Auf zum Zapfenstreich!

■ Bundesverwaltungsgericht: Bundeswehr durfte Demonstranten 1985 nicht an Teilnahme hindern, aber militärischen Sicherheitsbereich erklären

Berlin (dpa) - Die Bundeswehr durfte friedliche Demonstranten nicht daran hindern, an der Veranstaltung des „Großen Zapfenstreiches“ 1985 auf dem Rathausmarktplatz in Lübeck teilzunehmen. Das Bundesverwaltungsgericht (BVerwG) hob am Freitag in Berlin in einem Grundsatzurteil den diesbezüglichen Teil einer Entscheidung des Oberverwaltungsgerichts Lüneburg vom Juni 1988 unter Hinweis auf die Meinungsfreiheit auf (Az.: 7 C 88.88).

Die nur mit Transparenten und Flugblättern ausgestatteten Demonstranten der Friedensbewegung hätten am 13.November 1985 „keine Gefahr für die öffentliche Sicherheit auf dem Rathausmarktplatz in Lübeck dargestellt“, betonte der Vorsitzende des 7.Senats Horst Sendler in der Urteilsbegründung.
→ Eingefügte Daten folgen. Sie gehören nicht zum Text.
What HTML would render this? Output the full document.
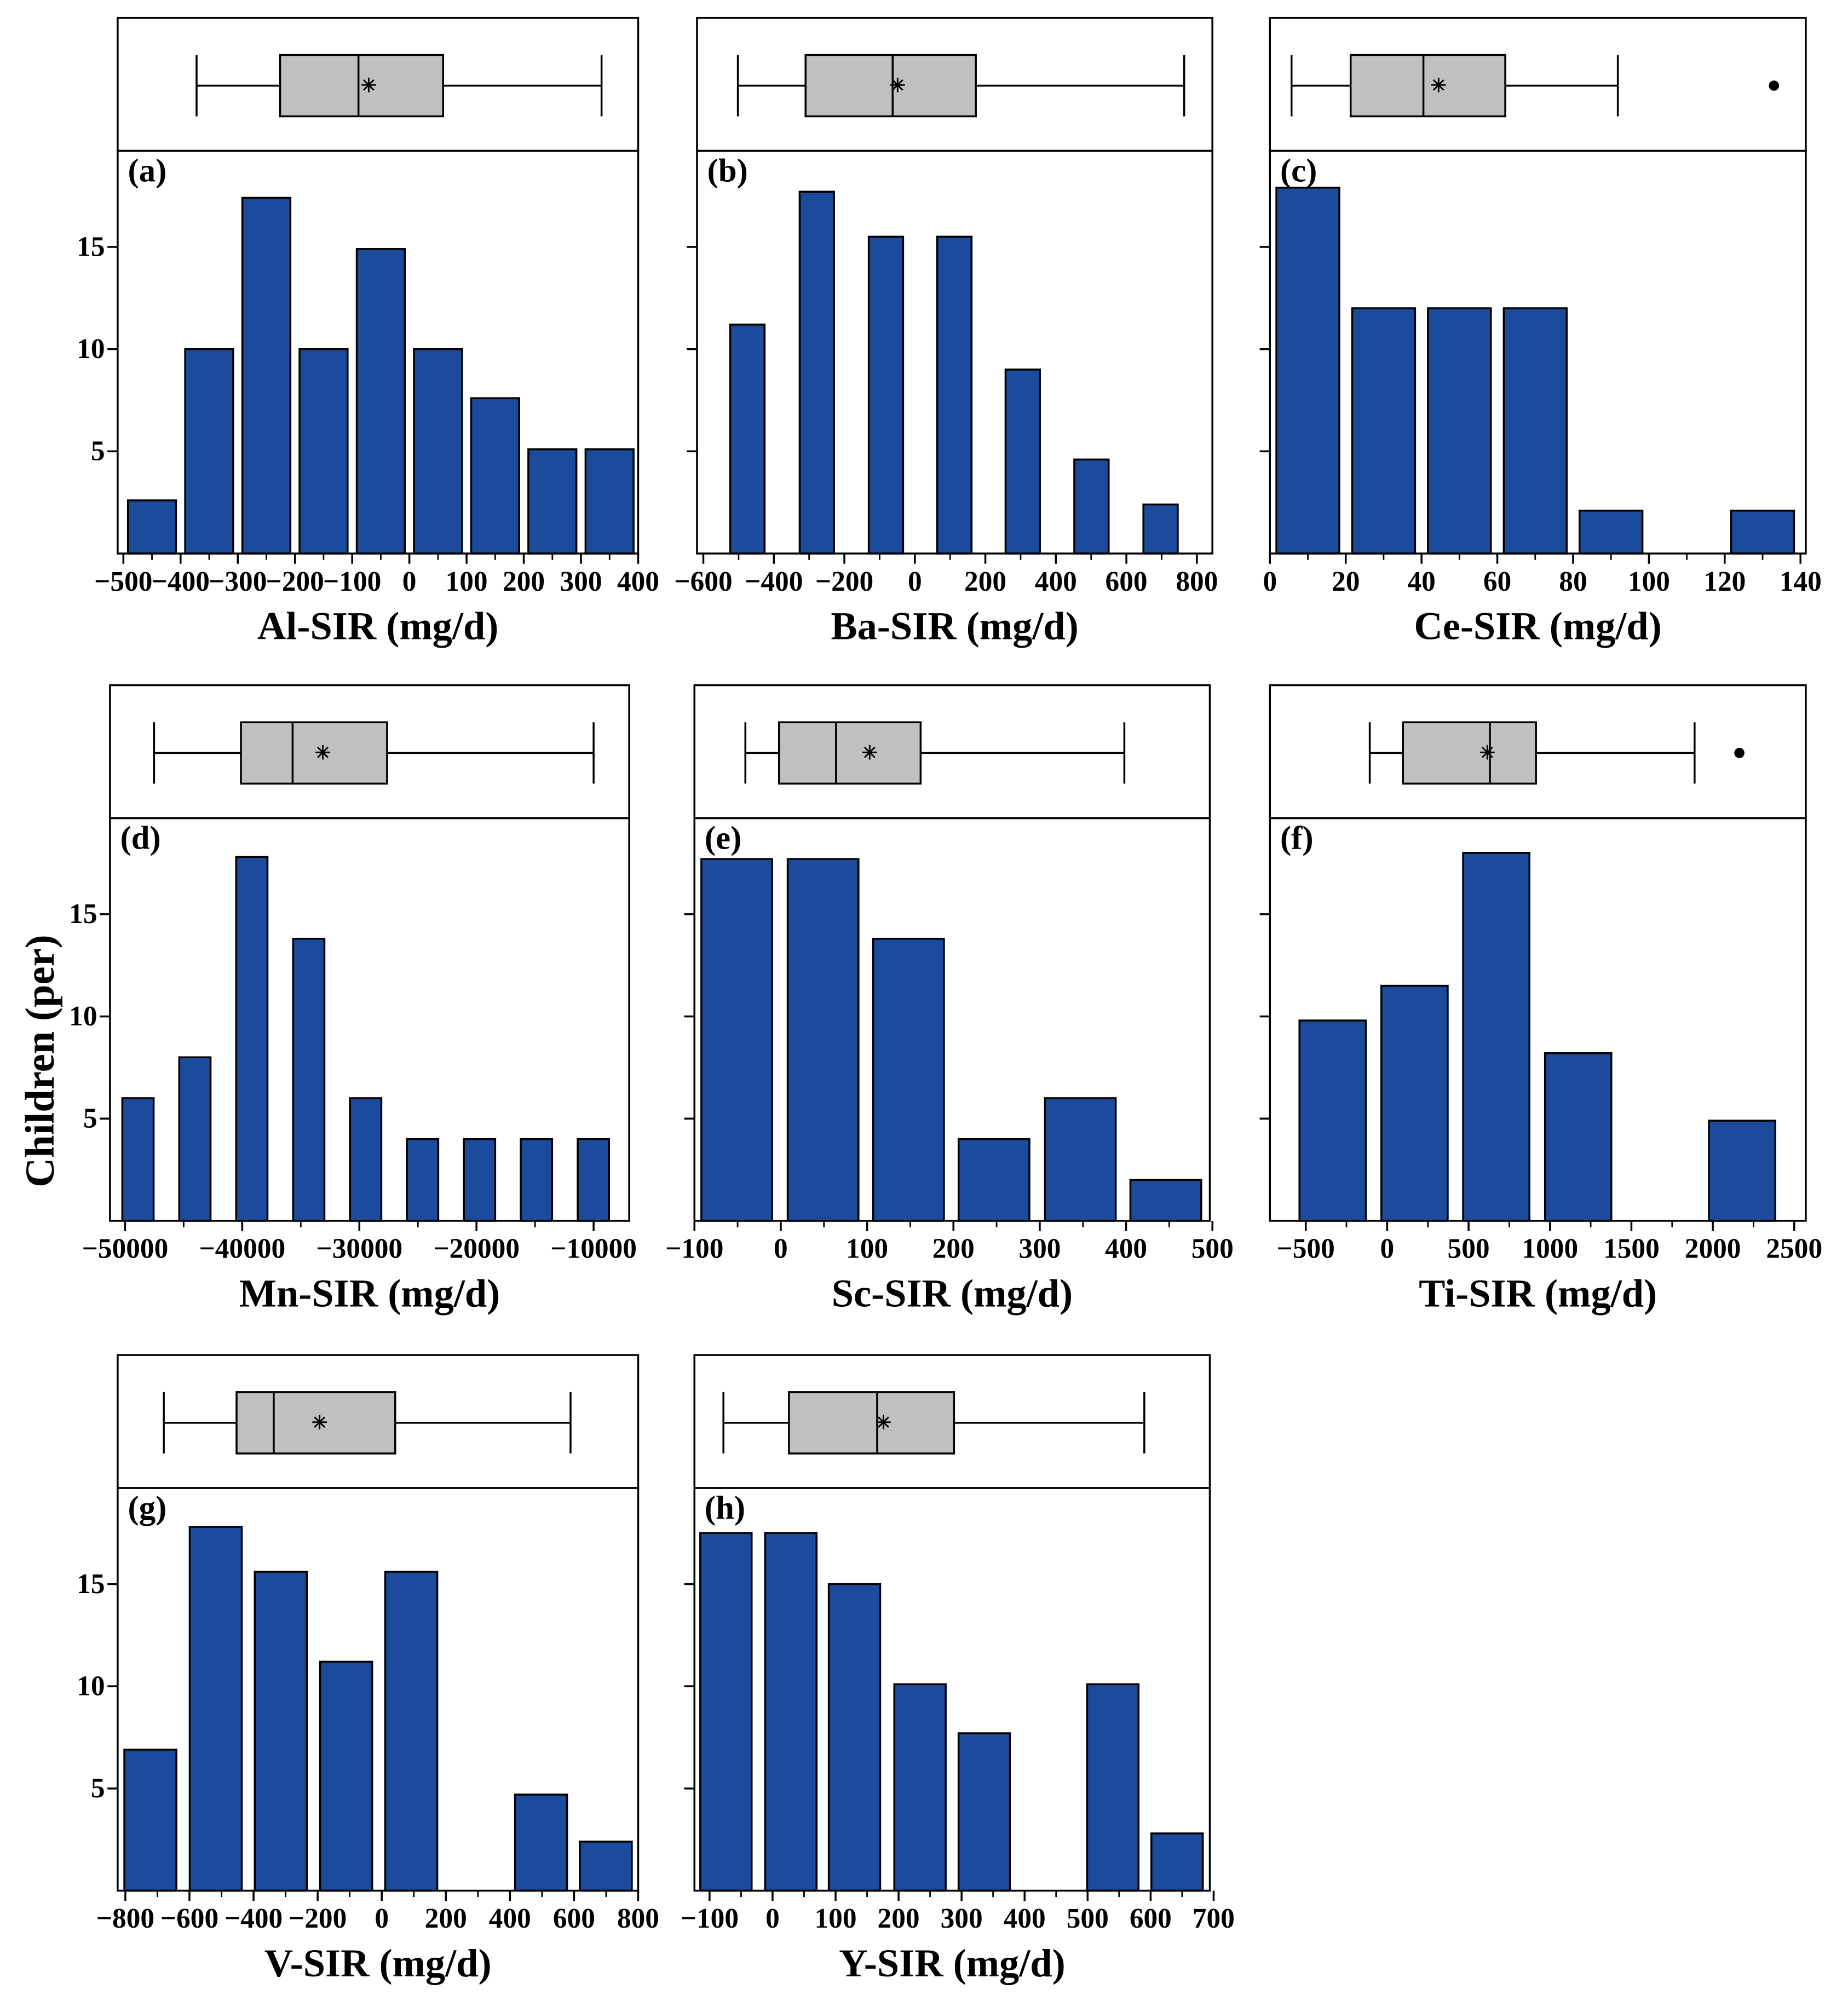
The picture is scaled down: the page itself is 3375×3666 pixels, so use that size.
<!DOCTYPE html>
<html><head><meta charset="utf-8"><style>
html,body{margin:0;padding:0;background:#fff}
svg{display:block}
text{font-family:"Liberation Serif",serif;font-weight:bold;fill:#000}
</style></head><body>
<svg id="fig" width="3375" height="3666" viewBox="0 0 1445 1570" preserveAspectRatio="none" xmlns="http://www.w3.org/2000/svg">
<text x="0" y="0" font-size="32" text-anchor="middle" transform="translate(42,830) rotate(-90)">Children (per)</text>
</svg>
<script>
// ---- data ----
const aCenters=[-450,-350,-250,-150,-50,50,150,250,350];
const aCounts=[2.6,10,17.4,10,14.9,10,7.6,5.1,5.1];
const aTicks=[-500,-400,-300,-200,-100,0,100,200,300,400];
const aBox=[-372,-226,-89,59,336,-71];
const aOut=[];
const bCenters=[-475,-278,-82,112,306,501,697];
const bCounts=[11.2,17.7,15.5,15.5,9,4.6,2.4];
const bTicks=[-600,-400,-200,0,200,400,600,800];
const bBox=[-502,-310,-63,173,764,-49];
const bOut=[];
const cCenters=[10,30,50,70,90,110,130];
const cCounts=[17.9,12,12,12,2.1,0,2.1];
const cTicks=[0,20,40,60,80,100,120,140];
const cBox=[5.7,21.3,40.5,62.1,91.8,44.5];
const cOut=[133];
const dCenters=[-48900,-44040,-39180,-34320,-29460,-24600,-19740,-14880,-10020];
const dCounts=[6,8,17.8,13.8,6,4,4,4,4];
const dTicks=[-50000,-40000,-30000,-20000,-10000];
const dBox=[-47527,-40108,-35699,-27634,-10000,-33118];
const dOut=[];
const eCenters=[-51,49,148,247,347,446];
const eCounts=[17.7,17.7,13.8,4,6,2];
const eTicks=[-100,0,100,200,300,400,500];
const eBox=[-41,-2,64,162,398,103];
const eOut=[];
const fCenters=[-335,168,670,1173,1676,2180];
const fCounts=[9.8,11.5,18,8.2,0,4.9];
const fTicks=[-500,0,500,1000,1500,2000,2500];
const fBox=[-107,97,631,914,1888,615];
const fOut=[2163];
const gCenters=[-722,-518,-315,-111,92,295,497,699];
const gCounts=[6.9,17.8,15.6,11.2,15.6,0,4.7,2.4];
const gTicks=[-800,-600,-400,-200,0,200,400,600,800];
const gBox=[-680,-453,-337,42,589,-194];
const gOut=[];
const hCenters=[-74,29,130,234,336,438,540,642];
const hCounts=[17.5,17.5,15,10.1,7.7,0,10.1,2.8];
const hTicks=[-100,0,100,200,300,400,500,600,700];
const hBox=[-78,26,166,288,590,176];
const hOut=[];
const yTicks=[5,10,15];

// ---- layout (pixels) ----
const NS="http://www.w3.org/2000/svg";
const svg=document.getElementById('fig');
function mk(tag,attrs,parent){const e=document.createElementNS(NS,tag);for(const k in attrs)e.setAttribute(k,attrs[k]);(parent||svg).appendChild(e);return e;}
const panels=[
 {id:'a',t:'Al-SIR (mg/d)',c:aCenters,n:aCounts,tk:aTicks,bx:aBox,o:aOut,x0:92,x1:499,y0:14,vmin:-510,vmax:400,bw:0.84,bin:100,yl:true},
 {id:'b',t:'Ba-SIR (mg/d)',c:bCenters,n:bCounts,tk:bTicks,bx:bBox,o:bOut,x0:545,x1:948,y0:14,vmin:-618,vmax:844,bw:0.5,bin:195,yl:false},
 {id:'c',t:'Ce-SIR (mg/d)',c:cCenters,n:cCounts,tk:cTicks,bx:cBox,o:cOut,x0:993,x1:1412,y0:14,vmin:0,vmax:141.4,bw:0.83,bin:20,yl:false},
 {id:'d',t:'Mn-SIR (mg/d)',c:dCenters,n:dCounts,tk:dTicks,bx:dBox,o:dOut,x0:86,x1:492,y0:536,vmin:-51290,vmax:-6960,bw:0.55,bin:4860,yl:true},
 {id:'e',t:'Sc-SIR (mg/d)',c:eCenters,n:eCounts,tk:eTicks,bx:eBox,o:eOut,x0:543,x1:946,y0:536,vmin:-100,vmax:497,bw:0.82,bin:100,yl:false},
 {id:'f',t:'Ti-SIR (mg/d)',c:fCenters,n:fCounts,tk:fTicks,bx:fBox,o:fOut,x0:993,x1:1412,y0:536,vmin:-720,vmax:2571,bw:0.81,bin:503,yl:false},
 {id:'g',t:'V-SIR (mg/d)',c:gCenters,n:gCounts,tk:gTicks,bx:gBox,o:gOut,x0:92,x1:499,y0:1060,vmin:-824,vmax:800,bw:0.8,bin:203,yl:true},
 {id:'h',t:'Y-SIR (mg/d)',c:hCenters,n:hCounts,tk:hTicks,bx:hBox,o:hOut,x0:543,x1:946,y0:1060,vmin:-124,vmax:694,bw:0.8,bin:102,yl:false}
];
const YMAX=19.7;
panels.forEach(p=>{
 const g=mk('g',{});
 
 
 const bt=p.y0, bb=p.y0+104, hb=bb+315;
 const sx=v=>p.x0+(v-p.vmin)/(p.vmax-p.vmin)*(p.x1-p.x0);
 const sy=v=>hb-v/YMAX*(hb-bb);
 const bf=mk('rect',{x:p.x0,y:bt,width:p.x1-p.x0,height:bb-bt,fill:'none',stroke:'#000','stroke-width':1.5},g);
 
 
 const cy=(bt+bb)/2+1, hh=24;
 const [wl,q1,md,q3,wh,mn]=p.bx;
 const wlL=mk('line',{x1:sx(wl),x2:sx(q1),y1:cy,y2:cy,stroke:'#000','stroke-width':1.5},g);
 
 
 const whL=mk('line',{x1:sx(q3),x2:sx(wh),y1:cy,y2:cy,stroke:'#000','stroke-width':1.5},g);
 
 
 [wl,wh].forEach(v=>{const c=mk('line',{x1:sx(v),x2:sx(v),y1:cy-hh,y2:cy+hh,stroke:'#000','stroke-width':1.5},g);
  
  });
 const br=mk('rect',{x:sx(q1),y:cy-hh,width:sx(q3)-sx(q1),height:2*hh,fill:'#c0c0c0',stroke:'#000','stroke-width':1.5},g);
 
 
 const ml=mk('line',{x1:sx(md),x2:sx(md),y1:cy-hh,y2:cy+hh,stroke:'#000','stroke-width':1.5},g);
 
 
 const mt=mk('text',{x:sx(mn),y:cy+5,'font-size':15,'font-weight':'normal','text-anchor':'middle'},g);
 mt.textContent='\u2733';
 
 
 p.o.forEach(v=>{const c=mk('circle',{cx:sx(v),cy:cy,r:4,fill:'#000'},g);
  
  });
 p.c.forEach((v,i)=>{
  if(p.n[i]<=0)return;
  const w=p.bin*p.bw;
  const r=mk('rect',{x:sx(v-w/2),y:sy(p.n[i]),width:sx(v+w/2)-sx(v-w/2),height:hb-sy(p.n[i]),fill:'#1c4a9c',stroke:'#000','stroke-width':1.5},g);
  
  
 });
 const hf=mk('rect',{x:p.x0,y:bb,width:p.x1-p.x0,height:hb-bb,fill:'none',stroke:'#000','stroke-width':1.5},g);
 
 
 const step=p.tk[1]-p.tk[0];
 p.tk.forEach((v,i)=>{
  mk('line',{x1:sx(v),x2:sx(v),y1:hb,y2:hb+8,stroke:'#000','stroke-width':1.5},g);
  const m=v+step/2;
  if(m<=p.vmax) mk('line',{x1:sx(m),x2:sx(m),y1:hb,y2:hb+5,stroke:'#000','stroke-width':1.2},g);
  const t=mk('text',{x:sx(v),y:hb+29,'font-size':22,'text-anchor':'middle'},g);
  t.textContent=(v<0?'\u2212'+(-v):String(v));
  
  
 });
 yTicks.forEach(v=>{
  mk('line',{x1:p.x0-8,x2:p.x0,y1:sy(v),y2:sy(v),stroke:'#000','stroke-width':1.5},g);
  if(p.yl){const t=mk('text',{x:p.x0-10,y:sy(v)+7,'font-size':22,'text-anchor':'end'},g);
   t.textContent=v;
   
   }
 });
 const lab=mk('text',{x:p.x0+8,y:bb+24,'font-size':26},g);
 lab.textContent='('+p.id+')';
 
 
 const at=mk('text',{x:(p.x0+p.x1)/2,y:hb+67,'font-size':31,'text-anchor':'middle'},g);
 at.textContent=p.t;
 
 
});
</script>
</body></html>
Vielmehr habe die Bundeswehr damit rechnen müssen, daß es angesichts der „Umstrittenheit derartiger Traditionsveranstaltungen“ zu Protesten komme. Einen Anspruch auf „uneingeschränkten Schutz eines Ehrenvorstellungen entsprechenden Ablaufs der Veranstaltung“ habe die Bundeswehr außerhalb des Kasernengeländes nicht, sagte Sendler, der auch Präsident des Bundesverwaltungsgerichts ist.

Nach dem Urteil des höchsten deutschen Verwaltungsgerichts hatte die Bundeswehr zum Schutz vor Gewalttätern aber das Recht, den Rathausplatz zum „militärischen Sicherheitsbereich“ zu erklären. Auf diese Weise habe die Bundeswehr die Zuschauer beim Einlaß kontrollieren dürfen und so potentielle Gewalttäter abweisen können. Dies habe aber nicht für die friedlichen Demonstranten gegolten. Das Gesetz rechtfertige die Anordnung „militärischer Sicherheitsbereiche“ nicht nur zur Erfüllung von Aufgaben, die unmittelbar der Verteidigung dienten. Auch „in ihrer Öffentlichkeitsarbeit“ dürften sich die Streitkräfte schützen, meinte der Präsident. Die Bundeswehr sah damals ihre Schutzmaßnahmen dadurch gerechtfertigt, daß einen Tag zuvor in Neumünster beim „Großen Zapfenstreich“ Demonstranten Steine geworfen hätten.